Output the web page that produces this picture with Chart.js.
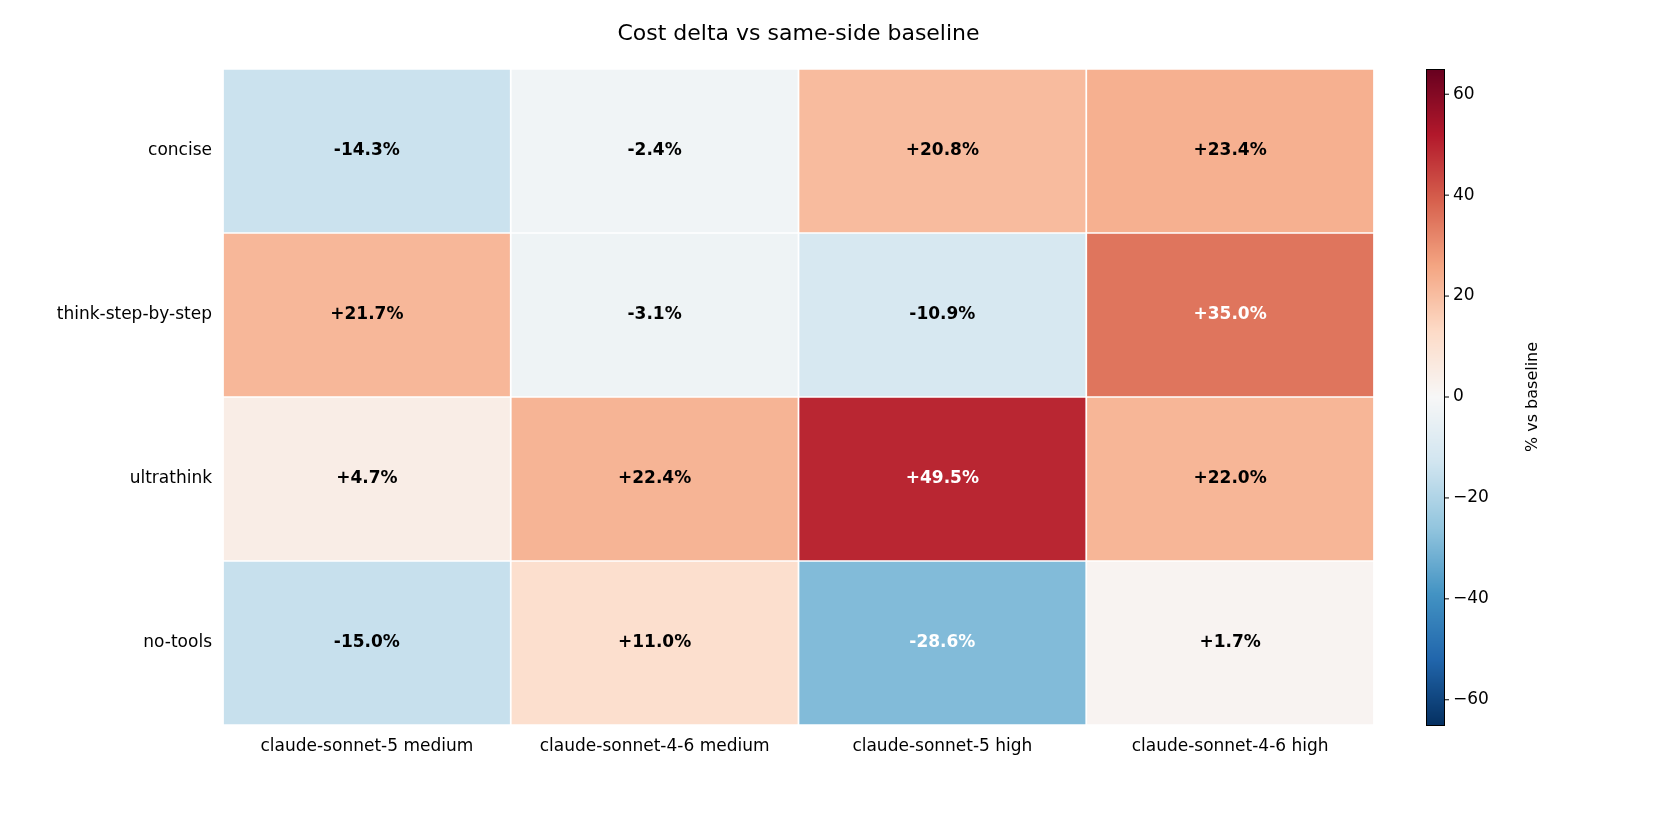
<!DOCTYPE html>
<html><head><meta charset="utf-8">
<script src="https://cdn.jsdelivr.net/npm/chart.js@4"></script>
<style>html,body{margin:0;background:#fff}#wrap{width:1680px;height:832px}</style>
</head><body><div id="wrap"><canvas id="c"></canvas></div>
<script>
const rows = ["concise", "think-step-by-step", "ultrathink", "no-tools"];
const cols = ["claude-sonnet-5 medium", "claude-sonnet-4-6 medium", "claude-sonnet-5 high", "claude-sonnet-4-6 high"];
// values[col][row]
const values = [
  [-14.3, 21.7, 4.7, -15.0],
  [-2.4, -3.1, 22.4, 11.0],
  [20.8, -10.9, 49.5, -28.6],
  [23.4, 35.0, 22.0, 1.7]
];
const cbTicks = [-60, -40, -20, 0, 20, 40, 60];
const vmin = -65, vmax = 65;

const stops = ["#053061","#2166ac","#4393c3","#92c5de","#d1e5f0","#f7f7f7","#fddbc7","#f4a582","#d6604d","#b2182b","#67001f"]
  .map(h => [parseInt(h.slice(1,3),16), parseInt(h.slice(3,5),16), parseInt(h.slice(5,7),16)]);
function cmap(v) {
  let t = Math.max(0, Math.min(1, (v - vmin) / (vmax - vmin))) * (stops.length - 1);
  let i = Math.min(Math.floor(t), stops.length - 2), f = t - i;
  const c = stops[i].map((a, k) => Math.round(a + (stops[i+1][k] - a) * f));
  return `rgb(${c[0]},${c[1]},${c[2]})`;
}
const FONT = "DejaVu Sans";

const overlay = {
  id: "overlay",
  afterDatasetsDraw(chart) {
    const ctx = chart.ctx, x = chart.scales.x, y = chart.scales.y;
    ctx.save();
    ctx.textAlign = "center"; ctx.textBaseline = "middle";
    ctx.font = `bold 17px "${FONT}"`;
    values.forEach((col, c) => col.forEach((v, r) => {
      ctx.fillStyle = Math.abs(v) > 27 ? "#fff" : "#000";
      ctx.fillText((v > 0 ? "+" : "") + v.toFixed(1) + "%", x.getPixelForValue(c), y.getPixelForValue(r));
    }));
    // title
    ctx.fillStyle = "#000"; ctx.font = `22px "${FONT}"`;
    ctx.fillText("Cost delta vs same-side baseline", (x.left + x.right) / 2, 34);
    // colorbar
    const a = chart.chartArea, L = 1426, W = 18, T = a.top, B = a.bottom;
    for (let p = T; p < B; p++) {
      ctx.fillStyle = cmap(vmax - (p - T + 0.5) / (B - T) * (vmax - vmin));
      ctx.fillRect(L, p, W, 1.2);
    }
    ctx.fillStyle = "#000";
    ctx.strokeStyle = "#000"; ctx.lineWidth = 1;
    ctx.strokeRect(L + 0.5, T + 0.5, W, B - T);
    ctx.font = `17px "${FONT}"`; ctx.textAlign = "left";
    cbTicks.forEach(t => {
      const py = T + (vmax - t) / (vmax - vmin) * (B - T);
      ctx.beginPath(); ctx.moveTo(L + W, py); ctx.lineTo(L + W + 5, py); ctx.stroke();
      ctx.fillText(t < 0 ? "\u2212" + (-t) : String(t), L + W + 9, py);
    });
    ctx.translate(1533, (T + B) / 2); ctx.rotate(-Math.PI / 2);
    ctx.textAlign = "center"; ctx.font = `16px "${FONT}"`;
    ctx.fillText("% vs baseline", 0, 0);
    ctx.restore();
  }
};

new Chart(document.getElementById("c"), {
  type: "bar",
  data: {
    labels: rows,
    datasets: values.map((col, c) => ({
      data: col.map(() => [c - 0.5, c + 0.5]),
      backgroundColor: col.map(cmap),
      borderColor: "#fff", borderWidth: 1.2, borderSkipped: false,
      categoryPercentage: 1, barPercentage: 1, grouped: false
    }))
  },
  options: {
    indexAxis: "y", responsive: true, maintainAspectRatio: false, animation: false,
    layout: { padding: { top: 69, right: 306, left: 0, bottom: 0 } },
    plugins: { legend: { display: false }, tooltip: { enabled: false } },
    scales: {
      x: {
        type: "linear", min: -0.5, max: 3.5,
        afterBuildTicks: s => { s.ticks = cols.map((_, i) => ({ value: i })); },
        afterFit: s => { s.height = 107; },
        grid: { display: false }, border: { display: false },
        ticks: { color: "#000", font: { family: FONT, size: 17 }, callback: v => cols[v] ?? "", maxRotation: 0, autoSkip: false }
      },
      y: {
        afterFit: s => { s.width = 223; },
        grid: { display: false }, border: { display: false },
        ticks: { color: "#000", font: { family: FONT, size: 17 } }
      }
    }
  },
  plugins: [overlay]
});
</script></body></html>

----------------------------------------

Return the listing above unchanged, apart from dropping its pictures.

Output the web page that produces this picture with Chart.js.
<!DOCTYPE html>
<html><head><meta charset="utf-8">
<script src="https://cdn.jsdelivr.net/npm/chart.js@4"></script>
<style>html,body{margin:0;background:#fff}#wrap{width:1680px;height:832px}</style>
</head><body><div id="wrap"><canvas id="c"></canvas></div>
<script>
const rows = ["concise", "think-step-by-step", "ultrathink", "no-tools"];
const cols = ["claude-sonnet-5 medium", "claude-sonnet-4-6 medium", "claude-sonnet-5 high", "claude-sonnet-4-6 high"];
// values[col][row]
const values = [
  [-14.3, 21.7, 4.7, -15.0],
  [-2.4, -3.1, 22.4, 11.0],
  [20.8, -10.9, 49.5, -28.6],
  [23.4, 35.0, 22.0, 1.7]
];
const cbTicks = [-60, -40, -20, 0, 20, 40, 60];
const vmin = -65, vmax = 65;

const stops = ["#053061","#2166ac","#4393c3","#92c5de","#d1e5f0","#f7f7f7","#fddbc7","#f4a582","#d6604d","#b2182b","#67001f"]
  .map(h => [parseInt(h.slice(1,3),16), parseInt(h.slice(3,5),16), parseInt(h.slice(5,7),16)]);
function cmap(v) {
  let t = Math.max(0, Math.min(1, (v - vmin) / (vmax - vmin))) * (stops.length - 1);
  let i = Math.min(Math.floor(t), stops.length - 2), f = t - i;
  const c = stops[i].map((a, k) => Math.round(a + (stops[i+1][k] - a) * f));
  return `rgb(${c[0]},${c[1]},${c[2]})`;
}
const FONT = "DejaVu Sans";

const overlay = {
  id: "overlay",
  afterDatasetsDraw(chart) {
    const ctx = chart.ctx, x = chart.scales.x, y = chart.scales.y;
    ctx.save();
    ctx.textAlign = "center"; ctx.textBaseline = "middle";
    ctx.font = `bold 17px "${FONT}"`;
    values.forEach((col, c) => col.forEach((v, r) => {
      ctx.fillStyle = Math.abs(v) > 27 ? "#fff" : "#000";
      ctx.fillText((v > 0 ? "+" : "") + v.toFixed(1) + "%", x.getPixelForValue(c), y.getPixelForValue(r));
    }));
    // title
    ctx.fillStyle = "#000"; ctx.font = `22px "${FONT}"`;
    ctx.fillText("Cost delta vs same-side baseline", (x.left + x.right) / 2, 34);
    // colorbar
    const a = chart.chartArea, L = 1426, W = 18, T = a.top, B = a.bottom;
    for (let p = T; p < B; p++) {
      ctx.fillStyle = cmap(vmax - (p - T + 0.5) / (B - T) * (vmax - vmin));
      ctx.fillRect(L, p, W, 1.2);
    }
    ctx.fillStyle = "#000";
    ctx.strokeStyle = "#000"; ctx.lineWidth = 1;
    ctx.strokeRect(L + 0.5, T + 0.5, W, B - T);
    ctx.font = `17px "${FONT}"`; ctx.textAlign = "left";
    cbTicks.forEach(t => {
      const py = T + (vmax - t) / (vmax - vmin) * (B - T);
      ctx.beginPath(); ctx.moveTo(L + W, py); ctx.lineTo(L + W + 5, py); ctx.stroke();
      ctx.fillText(t < 0 ? "\u2212" + (-t) : String(t), L + W + 9, py);
    });
    ctx.translate(1533, (T + B) / 2); ctx.rotate(-Math.PI / 2);
    ctx.textAlign = "center"; ctx.font = `16px "${FONT}"`;
    ctx.fillText("% vs baseline", 0, 0);
    ctx.restore();
  }
};

new Chart(document.getElementById("c"), {
  type: "bar",
  data: {
    labels: rows,
    datasets: values.map((col, c) => ({
      data: col.map(() => [c - 0.5, c + 0.5]),
      backgroundColor: col.map(cmap),
      borderColor: "#fff", borderWidth: 1.2, borderSkipped: false,
      categoryPercentage: 1, barPercentage: 1, grouped: false
    }))
  },
  options: {
    indexAxis: "y", responsive: true, maintainAspectRatio: false, animation: false,
    layout: { padding: { top: 69, right: 306, left: 0, bottom: 0 } },
    plugins: { legend: { display: false }, tooltip: { enabled: false } },
    scales: {
      x: {
        type: "linear", min: -0.5, max: 3.5,
        afterBuildTicks: s => { s.ticks = cols.map((_, i) => ({ value: i })); },
        afterFit: s => { s.height = 107; },
        grid: { display: false }, border: { display: false },
        ticks: { color: "#000", font: { family: FONT, size: 17 }, callback: v => cols[v] ?? "", maxRotation: 0, autoSkip: false }
      },
      y: {
        afterFit: s => { s.width = 223; },
        grid: { display: false }, border: { display: false },
        ticks: { color: "#000", font: { family: FONT, size: 17 } }
      }
    }
  },
  plugins: [overlay]
});
</script></body></html>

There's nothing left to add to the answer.